Carlos Alberto da Luz, à direita, quando era treinador da ainda incipiente seleção do Panamá Foto: Acervo Pessoal / Reprodução
Carlos Alberto da Luz, à direita, quando era treinador da ainda incipiente seleção do Panamá Foto: Acervo Pessoal / Reprodução

— Hoje há muitos jogadores no exterior, e isso ajuda. No nosso tempo, quem queria jogar profissionalmente tinha que ir para países vizinhos, como El Salvador, Honduras ou Guatemala, porque o campeonato panamenho era semiprofissional. Isso melhorou muito, mas a experiência ainda faz diferença. Ninguém joga em grandes clubes do futebol global, esse é outro degrau a ascender. Por mais que tudo tenha melhorado, a classificação para o Mundial foi um acidente. EUA e Honduras ainda estão muitos degraus acima — avalia da Luz.
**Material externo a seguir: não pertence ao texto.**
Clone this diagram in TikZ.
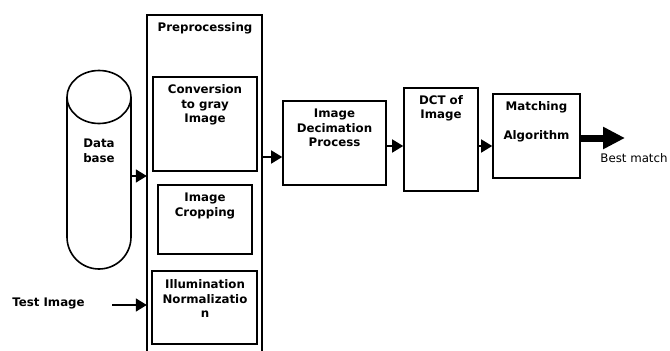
\documentclass[tikz,border=0pt]{standalone}
\usepackage{fontspec}
\setmainfont{DejaVu Sans}
\usetikzlibrary{arrows.meta,calc}
\tikzset{
  box/.style={draw, line width=1.6pt, rectangle, inner sep=0pt},
  txt/.style={font=\bfseries\fontsize{11.8}{14.5}\selectfont, align=center, inner sep=0pt},
  plain/.style={font=\fontsize{11.8}{14.5}\selectfont, inner sep=0pt},
  arr/.style={line width=1.5pt, -{Triangle[length=11pt,width=13pt]}},
  bigarr/.style={line width=7pt, -{Triangle[length=22pt,width=21pt]}}
}
\begin{document}
\begin{tikzpicture}[x=1pt,y=-1pt]
\useasboundingbox (0,0) rectangle (670,351);
% database cylinder
\draw[line width=1.6pt] (67,97) -- (67,237) arc[start angle=180,end angle=0,x radius=32,y radius=32] -- (131,97);
\draw[line width=1.6pt] (99,97) ellipse[x radius=32,y radius=26.5];
\node[minimum width=64pt,minimum height=198pt,inner sep=0pt] (db) at (99,170) {};
\node[txt] (dbt) at (99,151) {Data\\base};
% preprocessing outer box
\node[minimum width=115pt,minimum height=340pt,inner sep=0pt] (pre) at (204.5,185) {};
\draw[line width=1.6pt] (147,356) -- (147,15) -- (262,15) -- (262,356);
\node[txt] (pret) at (205,28) {Preprocessing};
% inner boxes
\node[box,minimum width=104pt,minimum height=94pt] (conv) at (205,124) {};
\node[txt] (convt) at (205,105) {Conversion\\to gray\\Image};
\node[box,minimum width=94pt,minimum height=69pt] (crop) at (205,219.5) {};
\node[txt] (cropt) at (205,206) {Image\\Cropping};
\node[box,minimum width=105pt,minimum height=73pt] (ill) at (204.5,307.5) {};
\node[txt] (illt) at (205,299) {Illumination\\Normalizatio\\n};
% test image
\node[txt] (test) at (48.5,303) {Test Image};
\coordinate (tstart) at (112,305);
\coordinate (tend) at (pre.west |- tstart);
\draw[arr] (tstart) -- (tend);
% db arrow
\coordinate (dbs) at (131,176);
\coordinate (dbe) at (pre.west |- dbs);
\draw[arr] (dbs) -- (dbe);
% decimation
\node[box,minimum width=103pt,minimum height=84pt] (dec) at (334.5,143) {};
\node[txt] (dect) at (334.5,128) {Image\\Decimation\\Process};
\coordinate (a1e) at (dec.west |- 0,157);
\coordinate (a1s) at (pre.east |- 0,157);
\draw[arr] (a1s) -- (a1e);
% DCT
\node[box,minimum width=74pt,minimum height=103pt] (dct) at (441,139.5) {};
\node[txt] (dctt) at (441,108.5) {DCT of\\Image};
\coordinate (a2s) at (dec.east |- 0,146);
\coordinate (a2e) at (dct.west |- 0,146);
\draw[arr] (a2s) -- (a2e);
% matching
\node[box,minimum width=87pt,minimum height=84pt] (match) at (536.5,136) {};
\node[txt] (matcht) at (536.5,122) {Matching\\~\\Algorithm};
\coordinate (a3s) at (dct.east |- 0,146);
\coordinate (a3e) at (match.west |- 0,146);
\draw[arr] (a3s) -- (a3e);
% output
\coordinate (out) at (625,138);
\coordinate (outs) at (match.east |- out);
\draw[bigarr] (outs) -- (out);
\node[plain] (best) at (634,158) {Best match};
\end{tikzpicture}
\end{document}
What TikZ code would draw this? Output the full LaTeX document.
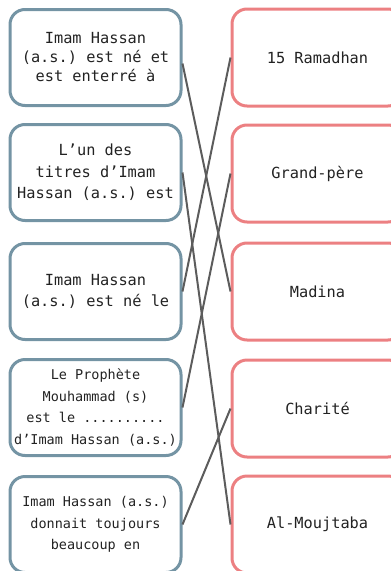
\documentclass[tikz,border=0pt]{standalone}
\usepackage{fontspec}
\setmonofont{DejaVu Sans Mono}
\definecolor{leftcol}{HTML}{7494A4}
\definecolor{rightcol}{HTML}{EC8082}
\definecolor{linkcol}{HTML}{5C5C5C}
\definecolor{txtcol}{HTML}{222222}
\tikzset{
  qbox/.style={draw=leftcol, line width=3pt, rounded corners=15pt, rectangle,
    minimum width=171pt, minimum height=96pt, align=center, inner sep=0pt,
    text=txtcol, font=\ttfamily\fontsize{15.3}{21.5}\selectfont},
  qboxt/.style={qbox, font=\ttfamily\fontsize{15.3}{19}\selectfont},
  qboxs/.style={qbox, font=\ttfamily\fontsize{13.5}{21.5}\selectfont},
  abox/.style={draw=rightcol, line width=3pt, rounded corners=15pt, rectangle,
    minimum width=171pt, minimum height=97pt, align=center, inner sep=0pt,
    text=txtcol, font=\ttfamily\fontsize{15.3}{19}\selectfont},
  link/.style={draw=linkcol, line width=2pt}
}
\begin{document}
\begin{tikzpicture}[x=1pt,y=-1pt]
\useasboundingbox (0,0) rectangle (391,571);
\clip (0,0) rectangle (391,571);
\node[qboxt] (L1) at (95.5,57.5) {Imam Hassan\\(a.s.) est né et\\est enterré à};
\node[qbox] (L2) at (95.5,172.5) {L’un des\\titres d’Imam\\Hassan (a.s.) est};
\node[qbox] (L3) at (95.5,291.5) {Imam Hassan\\(a.s.) est né le};
\node[qboxs] (L4) at (95.5,407.5) {Le Prophète\\Mouhammad (s)\\est le ..........\\d’Imam Hassan (a.s.)};
\node[qboxs] (L5) at (95.5,524.5) {Imam Hassan (a.s.)\\donnait toujours\\beaucoup en};
\node[abox] (R1) at (317.5,57.5) {15 Ramadhan};
\node[abox] (R2) at (317.5,173.5) {Grand-père};
\node[abox] (R3) at (317.5,291.5) {Madina};
\node[abox] (R4) at (317.5,408.5) {Charité};
\node[abox] (R5) at (317.5,524.5) {Al-Moujtaba};
\draw[link] ([yshift=-6pt]L1.east) -- (R3.west);
\draw[link] (L2.east) -- (R5.west);
\draw[link] (L3.east) -- (R1.west);
\draw[link] (L4.east) -- (R2.west);
\draw[link] (L5.east) -- (R4.west);
\end{tikzpicture}
\end{document}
Hoje nos EUA, onde mora com a família, o treinador destacou a evolução dos três ex-comandados, mas não acredita que tenha participação no proceso.

— Eram jogadores que viviam suas primeiras convocações e subiram muito de nível jogando no exterior. Foi um período muito difícil. A Federação Panamenha de Futebol (Fepafut)  não tinha recursos e não havia patrocínio do governo ou de empresas privadas. Com frequência, não tínhamos nem mesmo água após os treinos. Naquele tempo, tínhamos apenas três jogadores atuando fora do país. Hoje isso mudou muito, é justamente o contrário: a seleção atual só tem três jogadores que atuam no Panamá. E mesmo ali o campeonato cresceu bastante — avalia da Luz.
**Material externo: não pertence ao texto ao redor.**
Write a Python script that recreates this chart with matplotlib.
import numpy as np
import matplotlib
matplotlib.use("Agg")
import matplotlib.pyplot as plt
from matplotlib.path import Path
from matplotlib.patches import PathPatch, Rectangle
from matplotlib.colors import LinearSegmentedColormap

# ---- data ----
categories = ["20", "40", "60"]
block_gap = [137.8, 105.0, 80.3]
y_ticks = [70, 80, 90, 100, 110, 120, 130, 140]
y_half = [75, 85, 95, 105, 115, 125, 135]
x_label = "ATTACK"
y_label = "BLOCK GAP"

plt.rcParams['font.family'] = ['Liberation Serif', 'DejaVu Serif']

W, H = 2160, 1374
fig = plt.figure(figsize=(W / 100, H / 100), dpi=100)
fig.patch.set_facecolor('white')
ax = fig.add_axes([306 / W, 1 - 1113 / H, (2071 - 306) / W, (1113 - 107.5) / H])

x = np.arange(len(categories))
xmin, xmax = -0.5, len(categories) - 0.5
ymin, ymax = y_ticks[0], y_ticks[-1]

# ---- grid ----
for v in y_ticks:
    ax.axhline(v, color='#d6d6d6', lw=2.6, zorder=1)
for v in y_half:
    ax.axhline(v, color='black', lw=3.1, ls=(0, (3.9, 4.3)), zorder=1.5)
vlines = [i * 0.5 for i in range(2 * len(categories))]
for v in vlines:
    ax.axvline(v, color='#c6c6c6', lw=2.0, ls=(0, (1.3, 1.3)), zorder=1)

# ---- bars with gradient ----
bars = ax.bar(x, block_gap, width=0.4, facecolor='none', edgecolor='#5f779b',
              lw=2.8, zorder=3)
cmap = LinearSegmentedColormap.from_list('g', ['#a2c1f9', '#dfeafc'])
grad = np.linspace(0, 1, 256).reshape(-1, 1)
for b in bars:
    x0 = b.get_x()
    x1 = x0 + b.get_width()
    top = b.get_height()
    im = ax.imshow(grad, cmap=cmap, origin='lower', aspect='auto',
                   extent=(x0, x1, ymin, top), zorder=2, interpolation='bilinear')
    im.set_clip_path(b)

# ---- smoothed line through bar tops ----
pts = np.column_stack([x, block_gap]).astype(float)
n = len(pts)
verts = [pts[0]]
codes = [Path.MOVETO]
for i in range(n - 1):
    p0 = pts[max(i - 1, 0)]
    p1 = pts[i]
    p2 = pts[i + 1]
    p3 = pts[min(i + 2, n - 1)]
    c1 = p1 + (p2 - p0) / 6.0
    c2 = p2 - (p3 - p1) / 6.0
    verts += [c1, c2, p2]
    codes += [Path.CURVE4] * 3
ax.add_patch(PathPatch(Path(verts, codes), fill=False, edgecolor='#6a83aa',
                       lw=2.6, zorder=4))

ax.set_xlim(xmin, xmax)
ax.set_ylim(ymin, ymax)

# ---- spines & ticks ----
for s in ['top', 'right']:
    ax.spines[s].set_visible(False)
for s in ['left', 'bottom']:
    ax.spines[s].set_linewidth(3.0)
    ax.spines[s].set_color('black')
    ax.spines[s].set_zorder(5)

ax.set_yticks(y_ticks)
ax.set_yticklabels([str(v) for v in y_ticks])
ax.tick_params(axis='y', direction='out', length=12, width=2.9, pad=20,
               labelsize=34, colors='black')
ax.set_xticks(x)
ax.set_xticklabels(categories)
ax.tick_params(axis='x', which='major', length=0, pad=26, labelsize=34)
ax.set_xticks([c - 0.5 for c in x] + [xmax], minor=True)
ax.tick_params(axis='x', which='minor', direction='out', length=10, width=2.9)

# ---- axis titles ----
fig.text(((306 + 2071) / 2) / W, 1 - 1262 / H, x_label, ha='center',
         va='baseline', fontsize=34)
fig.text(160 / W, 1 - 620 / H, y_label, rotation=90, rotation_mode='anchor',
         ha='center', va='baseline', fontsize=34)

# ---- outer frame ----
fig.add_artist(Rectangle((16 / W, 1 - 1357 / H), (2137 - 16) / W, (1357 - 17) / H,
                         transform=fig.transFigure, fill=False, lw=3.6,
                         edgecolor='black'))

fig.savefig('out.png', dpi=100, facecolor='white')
Seleção panamenha convocada pelo então treinador Carlos Alberto da Luz Foto: Arquivo Pessoal / Reprodução
Seleção panamenha convocada pelo então treinador Carlos Alberto da Luz Foto: Arquivo Pessoal / Reprodução

Quando assumiu a função, o treinador contou com outro brasileiro a seu lado: o preparador físico Nardo Siqueira, promovido da equipe sub-20. Na campanha do elenco principal, a seleção ficou atrás ainda de Costa Rica, Guatemala e El Salvador, mas superou a Nicarágua. Ele lembra a rotina de carências enfrentada pela equipe.

— Conseguimos fazer um  trabalho muito intenso de preparação física, e isso fez com que conseguíssemos equilibrar os jogos. Mas, tecnicamente, era uma seleção que deixava muito a desejar. O Da Luz (treinador) fez tudo o que podia e o time rendeu bem, mas não poderia ir além daquilo, era um trabalho de iniciação esportiva. Nosso dia a dia era como o de um clube pequeno do Rio: pegávamos ônibus de catraca, não tínhamos opções de locais para treinar e muitos jogadores não tinham carro — afirma Siqueira, hoje no Rio-São Paulo, clube da terceira divisão do Rio de Janeiro.
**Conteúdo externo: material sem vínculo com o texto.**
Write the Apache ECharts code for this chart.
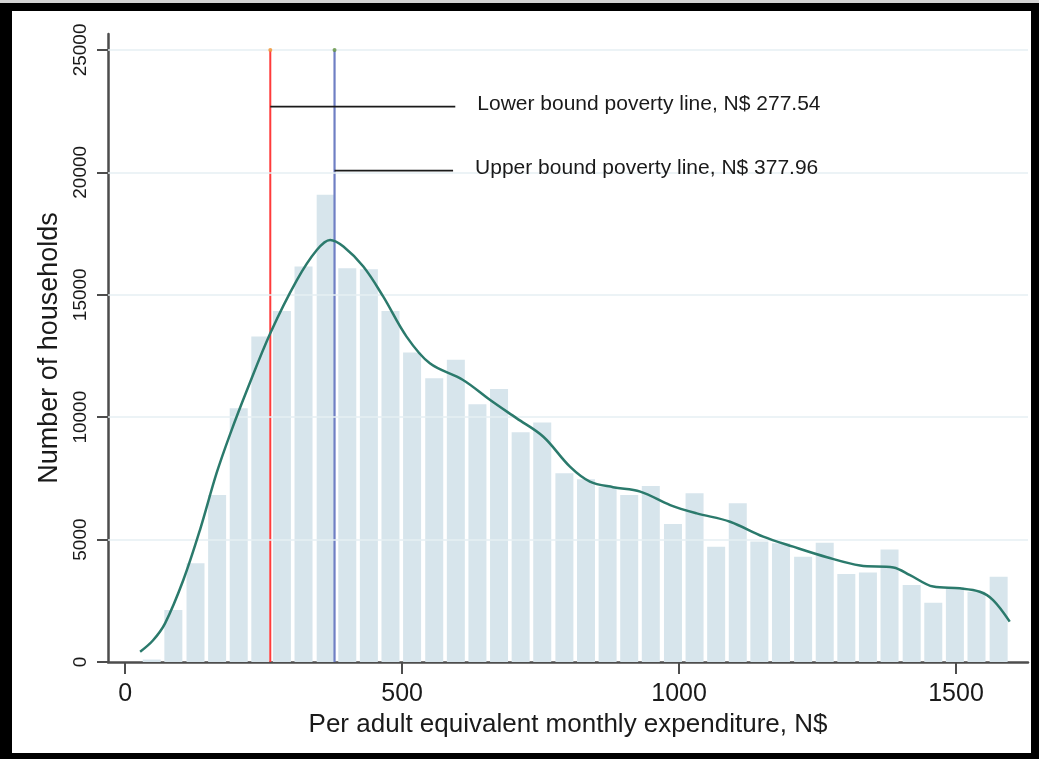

Curiosamente, a escassez de recursos era fruto de um sucesso inesperado. Naquele período, a seleção panamenha sub-20 surpreendeu ao vencer em casa seu grupo no torneio da categoria para as Américas do Norte, Central e Caribe, batendo o favorito México. Com o resultado, garantiu uma inédita classificação para o Mundial disputado em 2003 nos Emirados Árabes Unidos, que teria o Brasil como campeão. A preparação consumiu muitos recursos e pouco sobrou para o desacreditado time principal.

Atualmente, o Panamá ocupa a 55ª posição no ranking da Fifa. Entre as participantes deste Mundial, só supera Arábia Saudita (67ª) e Rússia (70ª). No fim de 2003, o quadro era menos alentador: ocupava a 125ª posição. O treinador, que já dirigiu também as seleções de Granada e de São Vicente e Granadinas, destaca a evolução do futebol local no período, mas não acredita que o amadurecimento tenha sido suficiente para encarar o desafio de jogar uma Copa do Mundo.